▶ _STATED GOAL_: Note each line that includes the word "code". Copy those lines.

▶ _MATERIALS PROVIDED_:
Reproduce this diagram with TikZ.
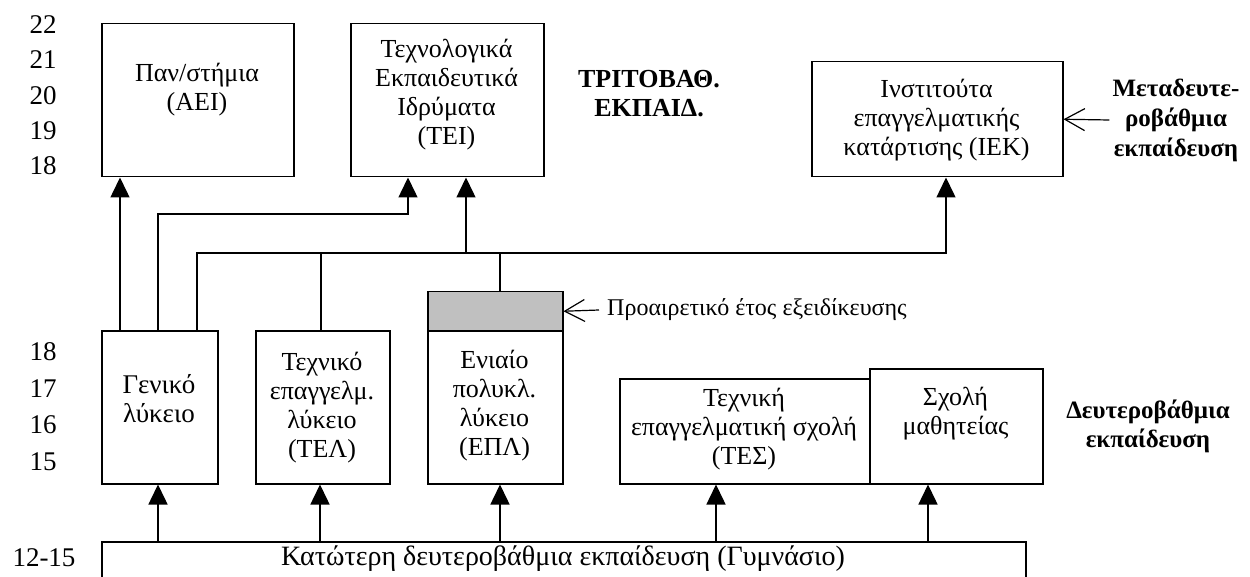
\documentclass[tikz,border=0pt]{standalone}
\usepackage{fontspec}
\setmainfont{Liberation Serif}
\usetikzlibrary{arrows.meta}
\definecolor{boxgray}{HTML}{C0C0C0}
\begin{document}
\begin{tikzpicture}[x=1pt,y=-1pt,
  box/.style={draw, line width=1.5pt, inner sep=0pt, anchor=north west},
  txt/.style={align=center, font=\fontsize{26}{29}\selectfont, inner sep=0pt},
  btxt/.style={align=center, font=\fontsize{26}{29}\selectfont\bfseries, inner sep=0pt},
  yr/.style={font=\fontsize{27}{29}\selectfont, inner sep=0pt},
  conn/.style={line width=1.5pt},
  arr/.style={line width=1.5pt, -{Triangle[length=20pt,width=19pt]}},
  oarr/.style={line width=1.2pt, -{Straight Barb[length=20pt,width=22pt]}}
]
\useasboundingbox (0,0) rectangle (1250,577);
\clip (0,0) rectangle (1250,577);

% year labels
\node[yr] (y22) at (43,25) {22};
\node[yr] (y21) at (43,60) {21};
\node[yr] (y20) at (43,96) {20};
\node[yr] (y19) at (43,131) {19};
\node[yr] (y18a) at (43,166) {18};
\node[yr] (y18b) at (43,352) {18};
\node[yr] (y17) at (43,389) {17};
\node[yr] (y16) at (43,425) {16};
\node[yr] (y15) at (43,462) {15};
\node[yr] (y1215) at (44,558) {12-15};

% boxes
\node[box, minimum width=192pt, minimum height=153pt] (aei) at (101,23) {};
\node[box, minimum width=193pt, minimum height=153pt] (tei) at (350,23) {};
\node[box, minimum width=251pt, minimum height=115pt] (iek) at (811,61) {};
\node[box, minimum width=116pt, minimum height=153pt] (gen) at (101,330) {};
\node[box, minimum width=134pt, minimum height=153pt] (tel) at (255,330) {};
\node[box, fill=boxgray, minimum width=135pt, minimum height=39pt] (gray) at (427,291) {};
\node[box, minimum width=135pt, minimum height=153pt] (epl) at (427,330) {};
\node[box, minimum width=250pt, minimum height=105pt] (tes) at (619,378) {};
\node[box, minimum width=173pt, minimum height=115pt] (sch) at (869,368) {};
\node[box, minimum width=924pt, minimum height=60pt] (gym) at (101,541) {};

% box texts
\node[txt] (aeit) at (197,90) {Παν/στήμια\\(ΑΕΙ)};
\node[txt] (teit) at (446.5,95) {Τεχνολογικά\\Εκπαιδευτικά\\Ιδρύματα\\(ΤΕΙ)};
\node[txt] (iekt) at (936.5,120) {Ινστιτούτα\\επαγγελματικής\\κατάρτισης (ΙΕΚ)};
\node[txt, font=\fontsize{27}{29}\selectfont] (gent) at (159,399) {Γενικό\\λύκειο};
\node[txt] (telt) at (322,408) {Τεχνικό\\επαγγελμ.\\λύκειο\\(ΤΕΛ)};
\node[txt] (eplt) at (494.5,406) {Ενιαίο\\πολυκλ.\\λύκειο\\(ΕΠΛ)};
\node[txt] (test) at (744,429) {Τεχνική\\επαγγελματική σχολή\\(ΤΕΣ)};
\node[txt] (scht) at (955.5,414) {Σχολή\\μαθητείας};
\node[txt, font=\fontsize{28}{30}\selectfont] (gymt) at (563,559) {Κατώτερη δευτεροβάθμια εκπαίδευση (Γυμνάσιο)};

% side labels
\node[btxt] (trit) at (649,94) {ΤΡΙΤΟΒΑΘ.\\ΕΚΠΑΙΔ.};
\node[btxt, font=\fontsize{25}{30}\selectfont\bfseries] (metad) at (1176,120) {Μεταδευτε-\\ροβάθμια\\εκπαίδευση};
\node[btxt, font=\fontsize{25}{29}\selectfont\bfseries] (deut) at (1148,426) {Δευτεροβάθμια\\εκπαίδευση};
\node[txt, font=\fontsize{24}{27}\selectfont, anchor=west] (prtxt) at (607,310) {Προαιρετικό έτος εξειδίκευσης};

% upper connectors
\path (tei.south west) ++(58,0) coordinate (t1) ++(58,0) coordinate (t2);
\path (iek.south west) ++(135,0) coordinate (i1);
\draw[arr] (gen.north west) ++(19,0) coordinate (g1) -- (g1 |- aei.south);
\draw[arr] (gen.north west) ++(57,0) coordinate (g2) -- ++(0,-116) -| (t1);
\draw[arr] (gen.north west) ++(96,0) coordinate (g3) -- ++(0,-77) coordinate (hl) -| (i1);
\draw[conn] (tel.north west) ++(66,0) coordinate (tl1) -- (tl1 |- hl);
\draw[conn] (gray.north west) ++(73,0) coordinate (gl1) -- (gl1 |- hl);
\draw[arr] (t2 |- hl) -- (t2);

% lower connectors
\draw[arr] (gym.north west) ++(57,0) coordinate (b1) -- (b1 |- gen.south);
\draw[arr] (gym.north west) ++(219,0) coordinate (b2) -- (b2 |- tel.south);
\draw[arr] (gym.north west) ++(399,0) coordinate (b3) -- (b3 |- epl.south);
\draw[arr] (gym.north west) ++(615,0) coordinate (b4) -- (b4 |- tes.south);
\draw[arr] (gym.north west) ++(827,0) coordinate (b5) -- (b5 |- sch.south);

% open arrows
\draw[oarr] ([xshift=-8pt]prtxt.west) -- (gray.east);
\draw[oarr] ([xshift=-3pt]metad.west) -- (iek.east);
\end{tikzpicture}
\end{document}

--

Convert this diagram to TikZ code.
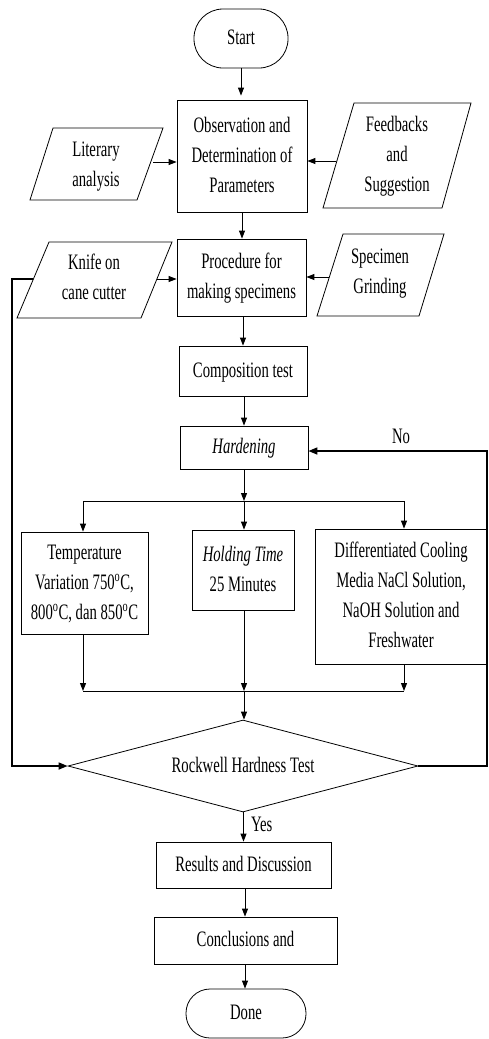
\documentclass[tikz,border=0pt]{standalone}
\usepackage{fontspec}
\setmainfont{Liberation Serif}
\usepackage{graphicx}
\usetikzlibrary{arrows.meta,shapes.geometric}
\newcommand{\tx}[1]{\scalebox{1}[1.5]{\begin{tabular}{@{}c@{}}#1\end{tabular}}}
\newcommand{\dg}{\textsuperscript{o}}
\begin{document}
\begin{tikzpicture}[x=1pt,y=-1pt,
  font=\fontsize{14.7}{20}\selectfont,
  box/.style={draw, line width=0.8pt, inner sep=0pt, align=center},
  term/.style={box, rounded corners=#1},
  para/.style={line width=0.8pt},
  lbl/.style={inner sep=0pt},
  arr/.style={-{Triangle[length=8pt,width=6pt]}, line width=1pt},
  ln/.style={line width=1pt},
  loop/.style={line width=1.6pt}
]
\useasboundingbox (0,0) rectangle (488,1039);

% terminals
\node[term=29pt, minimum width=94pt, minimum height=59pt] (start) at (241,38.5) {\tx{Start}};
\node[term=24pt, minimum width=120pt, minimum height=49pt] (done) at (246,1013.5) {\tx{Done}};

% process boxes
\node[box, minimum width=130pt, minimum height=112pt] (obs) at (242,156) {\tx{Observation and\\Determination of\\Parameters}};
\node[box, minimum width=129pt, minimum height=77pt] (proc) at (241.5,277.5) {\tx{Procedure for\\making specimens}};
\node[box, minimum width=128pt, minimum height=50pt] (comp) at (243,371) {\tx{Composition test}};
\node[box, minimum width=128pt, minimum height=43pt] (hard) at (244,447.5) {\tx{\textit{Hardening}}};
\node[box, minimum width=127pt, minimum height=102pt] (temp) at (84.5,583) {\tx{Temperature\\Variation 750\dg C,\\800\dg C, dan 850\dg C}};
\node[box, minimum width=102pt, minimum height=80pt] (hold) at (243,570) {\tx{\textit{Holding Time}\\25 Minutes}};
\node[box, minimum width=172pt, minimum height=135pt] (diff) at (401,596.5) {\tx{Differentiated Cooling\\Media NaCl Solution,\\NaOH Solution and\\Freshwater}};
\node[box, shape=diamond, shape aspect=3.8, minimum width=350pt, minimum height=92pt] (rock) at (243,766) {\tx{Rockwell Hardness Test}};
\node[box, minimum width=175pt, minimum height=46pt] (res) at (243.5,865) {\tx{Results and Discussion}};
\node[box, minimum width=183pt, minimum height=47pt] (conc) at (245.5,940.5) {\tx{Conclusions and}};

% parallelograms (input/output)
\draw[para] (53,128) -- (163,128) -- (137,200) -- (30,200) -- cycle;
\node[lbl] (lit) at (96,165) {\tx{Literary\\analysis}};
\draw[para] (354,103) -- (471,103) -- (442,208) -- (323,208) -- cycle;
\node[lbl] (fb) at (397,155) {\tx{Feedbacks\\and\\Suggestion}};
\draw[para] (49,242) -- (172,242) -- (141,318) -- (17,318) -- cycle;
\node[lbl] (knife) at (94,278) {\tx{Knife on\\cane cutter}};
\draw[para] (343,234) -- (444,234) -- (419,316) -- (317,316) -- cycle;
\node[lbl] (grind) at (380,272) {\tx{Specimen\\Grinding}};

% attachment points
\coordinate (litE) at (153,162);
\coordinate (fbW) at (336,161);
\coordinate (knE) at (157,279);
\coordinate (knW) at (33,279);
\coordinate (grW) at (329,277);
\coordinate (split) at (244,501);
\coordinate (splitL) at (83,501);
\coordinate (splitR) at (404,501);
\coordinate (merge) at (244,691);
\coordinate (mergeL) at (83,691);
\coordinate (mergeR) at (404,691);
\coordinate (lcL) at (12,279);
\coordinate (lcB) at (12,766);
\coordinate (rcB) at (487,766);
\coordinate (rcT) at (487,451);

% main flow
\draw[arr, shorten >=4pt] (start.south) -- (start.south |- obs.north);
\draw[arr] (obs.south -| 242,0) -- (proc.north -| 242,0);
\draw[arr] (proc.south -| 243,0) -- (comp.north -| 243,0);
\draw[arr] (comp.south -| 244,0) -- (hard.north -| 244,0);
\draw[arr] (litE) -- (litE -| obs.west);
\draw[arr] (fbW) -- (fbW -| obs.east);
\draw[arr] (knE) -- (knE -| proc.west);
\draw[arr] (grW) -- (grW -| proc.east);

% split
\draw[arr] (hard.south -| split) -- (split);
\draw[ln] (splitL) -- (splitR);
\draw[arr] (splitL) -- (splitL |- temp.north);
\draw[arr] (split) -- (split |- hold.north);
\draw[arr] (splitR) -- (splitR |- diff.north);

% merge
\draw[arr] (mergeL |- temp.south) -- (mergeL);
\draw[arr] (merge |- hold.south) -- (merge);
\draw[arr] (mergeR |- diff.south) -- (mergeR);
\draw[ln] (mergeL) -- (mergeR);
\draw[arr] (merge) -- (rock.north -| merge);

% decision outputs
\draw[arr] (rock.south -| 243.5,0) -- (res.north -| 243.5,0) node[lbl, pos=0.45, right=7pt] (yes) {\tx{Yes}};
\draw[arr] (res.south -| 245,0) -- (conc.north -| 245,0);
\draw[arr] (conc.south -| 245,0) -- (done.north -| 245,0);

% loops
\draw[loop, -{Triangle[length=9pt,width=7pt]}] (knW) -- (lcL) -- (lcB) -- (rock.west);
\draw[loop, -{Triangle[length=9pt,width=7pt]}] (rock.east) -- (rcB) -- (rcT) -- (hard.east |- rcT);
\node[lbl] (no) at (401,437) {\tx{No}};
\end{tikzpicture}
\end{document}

--

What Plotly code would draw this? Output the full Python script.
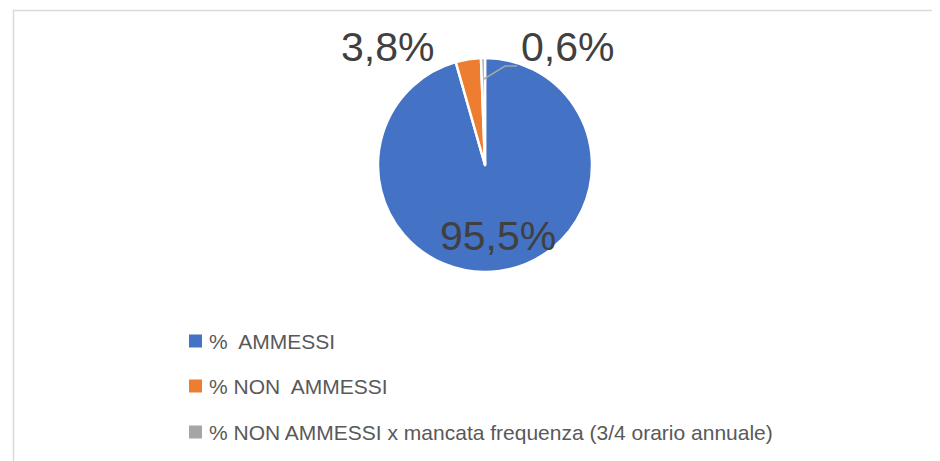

▶ _RESULT FOR THIS TASK_:
Convert this diagram to TikZ code.
What Plotly code would draw this? Output the full Python script.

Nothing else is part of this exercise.